(Directions):
The line holding "2.85, 2.83, 2.82, 2.80, 2.79, 2.78, 2.77, 2.75, 2.73]" is the last one to output; start at the first line of the data, keep every line in between exactly, and leave out pictures.

(Recorded information):
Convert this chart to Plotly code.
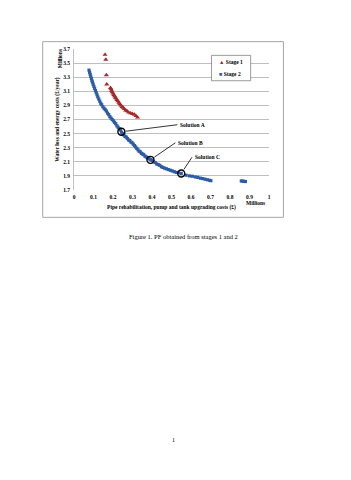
import plotly.graph_objects as go

# ---- data ----
stage1_x = [0.159, 0.163, 0.166, 0.168, 0.187, 0.190, 0.193, 0.196, 0.200, 0.204,
            0.208, 0.212, 0.216, 0.220, 0.225, 0.230, 0.235, 0.240, 0.246, 0.252,
            0.258, 0.265, 0.272, 0.280, 0.290, 0.300, 0.310, 0.318, 0.326]
stage1_y = [3.62, 3.55, 3.33, 3.20, 3.15, 3.13, 3.11, 3.09, 3.07, 3.05,
            3.03, 3.01, 3.00, 2.98, 2.96, 2.94, 2.92, 2.90, 2.88, 2.87,
            2.85, 2.83, 2.82, 2.80, 2.79, 2.78, 2.77, 2.75, 2.73]

stage2_x = [0.077, 0.080, 0.083, 0.086, 0.089, 0.092, 0.095, 0.098, 0.102, 0.106,
            0.110, 0.114, 0.118, 0.122, 0.127, 0.132, 0.137, 0.142, 0.148, 0.154,
            0.160, 0.166, 0.172, 0.178, 0.184, 0.190, 0.196, 0.202, 0.208, 0.214,
            0.220, 0.226, 0.232, 0.238, 0.244, 0.250, 0.256, 0.262, 0.268, 0.274,
            0.280, 0.286, 0.292, 0.298, 0.304, 0.310, 0.316, 0.322, 0.328, 0.334,
            0.340, 0.346, 0.352, 0.358, 0.364, 0.370, 0.376, 0.382, 0.388, 0.394,
            0.400, 0.408, 0.416, 0.424, 0.432, 0.440, 0.448, 0.456, 0.465, 0.474,
            0.484, 0.494, 0.504, 0.514, 0.524, 0.536, 0.550, 0.575, 0.592, 0.607,
            0.622, 0.635, 0.648, 0.660, 0.672, 0.684, 0.695, 0.702, 0.858, 0.866,
            0.872, 0.879]
stage2_y = [3.40, 3.37, 3.34, 3.31, 3.28, 3.25, 3.23, 3.20, 3.17, 3.14,
            3.11, 3.08, 3.05, 3.02, 2.99, 2.96, 2.93, 2.91, 2.88, 2.86,
            2.84, 2.82, 2.79, 2.77, 2.74, 2.72, 2.70, 2.68, 2.66, 2.64,
            2.61, 2.59, 2.57, 2.55, 2.52, 2.50, 2.48, 2.46, 2.45, 2.43,
            2.41, 2.40, 2.38, 2.37, 2.35, 2.33, 2.31, 2.29, 2.27, 2.25,
            2.24, 2.22, 2.21, 2.20, 2.18, 2.17, 2.16, 2.15, 2.14, 2.13,
            2.12, 2.10, 2.09, 2.07, 2.06, 2.05, 2.03, 2.02, 2.01, 2.00,
            1.99, 1.98, 1.97, 1.96, 1.95, 1.945, 1.935, 1.91, 1.90, 1.895,
            1.885, 1.878, 1.868, 1.862, 1.853, 1.845, 1.838, 1.832, 1.828, 1.826,
            1.822, 1.820]

sol_names = ["Solution A", "Solution B", "Solution C"]
sol_x = [0.243, 0.392, 0.550]
sol_y = [2.526, 2.128, 1.935]
sol_label_x = [0.530, 0.520, 0.605]
sol_label_y = [2.626, 2.370, 2.165]

x_ticks = [0, 0.1, 0.2, 0.3, 0.4, 0.5, 0.6, 0.7, 0.8, 0.9, 1]
x_ticktext = ["0", "0.1", "0.2", "0.3", "0.4", "0.5", "0.6", "0.7", "0.8", "0.9", "1"]
y_ticks = [1.7, 1.9, 2.1, 2.3, 2.5, 2.7, 2.9, 3.1, 3.3, 3.5, 3.7]
y_ticktext = ["1.7", "1.9", "2.1", "2.3", "2.5", "2.7", "2.9", "3.1", "3.3", "3.5", "3.7"]

RED = "#A8282A"
BLUE = "#2D5CA6"
SERIF = "Liberation Serif"

fig = go.Figure()
fig.add_trace(go.Scatter(x=stage1_x, y=stage1_y, mode="markers", name="Stage 1",
                         marker=dict(symbol="triangle-up", size=4.5, color=RED, line=dict(width=0))))
fig.add_trace(go.Scatter(x=stage2_x, y=stage2_y, mode="markers", name="Stage 2",
                         marker=dict(symbol="square", size=3.2, color=BLUE, line=dict(width=0))))
fig.add_trace(go.Scatter(x=sol_x, y=sol_y, mode="markers", name="Solutions", showlegend=False,
                         marker=dict(symbol="circle-open", size=7, color="black", line=dict(width=1.4))))

for name, sx, sy, lx, ly in zip(sol_names, sol_x, sol_y, sol_label_x, sol_label_y):
    fig.add_annotation(x=lx, y=ly, ax=sx, ay=sy, xref="x", yref="y", axref="x", ayref="y",
                       text="", showarrow=True, arrowhead=0, arrowwidth=0.8, arrowcolor="black",
                       standoff=0, startstandoff=3)
    fig.add_annotation(x=lx, y=ly, xref="x", yref="y", text="<b>" + name + "</b>",
                       showarrow=False, xanchor="left", yanchor="middle", xshift=1,
                       font=dict(family=SERIF, size=5.5, color="black"))

# chart frame
fig.add_shape(type="rect", xref="paper", yref="paper", x0=-0.1605, x1=1.074, y0=-0.194, y1=1.052,
              line=dict(color="#A6A6A6", width=1), fillcolor="rgba(0,0,0,0)", layer="below")

# legend box (manual, to match the tiny original)
fig.add_shape(type="rect", xref="paper", yref="paper", x0=0.705, x1=0.906, y0=0.775, y1=0.955,
              line=dict(color="#808080", width=0.8), fillcolor="white", layer="above")
fig.add_annotation(xref="paper", yref="paper", x=0.735, y=0.91, xanchor="left", yanchor="middle",
                   showarrow=False, align="left",
                   text="<span style='color:%s'>▲</span> <b>Stage 1</b>" % RED,
                   font=dict(family=SERIF, size=5.5, color="black"))
fig.add_annotation(xref="paper", yref="paper", x=0.735, y=0.82, xanchor="left", yanchor="middle",
                   showarrow=False, align="left",
                   text="<span style='color:%s'>■</span> <b>Stage 2</b>" % BLUE,
                   font=dict(family=SERIF, size=5.5, color="black"))

# axis "Millions" labels
fig.add_annotation(xref="paper", yref="paper", x=0.93, y=-0.09, xanchor="center", yanchor="middle",
                   showarrow=False, text="<b>Millions</b>", font=dict(family=SERIF, size=5.5, color="black"))
fig.add_annotation(xref="paper", yref="paper", x=-0.07, y=0.93, xanchor="center", yanchor="middle",
                   showarrow=False, text="<b>Millions</b>", textangle=-90,
                   font=dict(family=SERIF, size=5.5, color="black"))

# caption and page number
fig.add_annotation(xref="paper", yref="paper", x=0.56, y=-0.332, xanchor="center", yanchor="middle",
                   showarrow=False, text="Figure 1. PF obtained from stages 1 and 2",
                   font=dict(family=SERIF, size=6.5, color="black"))
fig.add_annotation(xref="paper", yref="paper", x=0.512, y=-1.77, xanchor="center", yanchor="middle",
                   showarrow=False, text="1", font=dict(family=SERIF, size=6, color="black"))

fig.update_layout(
    width=351, height=480,
    margin=dict(l=74, r=82, t=49, b=290),
    paper_bgcolor="white", plot_bgcolor="white",
    showlegend=False,
    font=dict(family=SERIF, size=5.5, color="black"),
    xaxis=dict(range=[0, 1], tickvals=x_ticks, ticktext=["<b>%s</b>" % t for t in x_ticktext],
               showgrid=False, zeroline=False, showline=False, ticks="",
               tickfont=dict(family=SERIF, size=5.5, color="black"), ticklabelstandoff=2,
               title=dict(text="<b>Pipe rehabilitation, pump and tank upgrading costs (£)</b>",
                          font=dict(family=SERIF, size=5.5, color="black"), standoff=6)),
    yaxis=dict(range=[1.7, 3.7], tickvals=y_ticks, ticktext=["<b>%s</b>" % t for t in y_ticktext],
               showgrid=True, gridcolor="#BFBFBF", gridwidth=0.8, zeroline=False,
               showline=True, linecolor="#BFBFBF", linewidth=0.8, ticks="",
               tickfont=dict(family=SERIF, size=5.5, color="black"), ticklabelstandoff=2,
               title=dict(text="<b>Water loss and energy costs (£/year)</b>",
                          font=dict(family=SERIF, size=5.5, color="black"), standoff=3)),
)

fig.write_html("out.html")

(Output for this task):
Convert this chart to Plotly code.
import plotly.graph_objects as go

# ---- data ----
stage1_x = [0.159, 0.163, 0.166, 0.168, 0.187, 0.190, 0.193, 0.196, 0.200, 0.204,
            0.208, 0.212, 0.216, 0.220, 0.225, 0.230, 0.235, 0.240, 0.246, 0.252,
            0.258, 0.265, 0.272, 0.280, 0.290, 0.300, 0.310, 0.318, 0.326]
stage1_y = [3.62, 3.55, 3.33, 3.20, 3.15, 3.13, 3.11, 3.09, 3.07, 3.05,
            3.03, 3.01, 3.00, 2.98, 2.96, 2.94, 2.92, 2.90, 2.88, 2.87,
            2.85, 2.83, 2.82, 2.80, 2.79, 2.78, 2.77, 2.75, 2.73]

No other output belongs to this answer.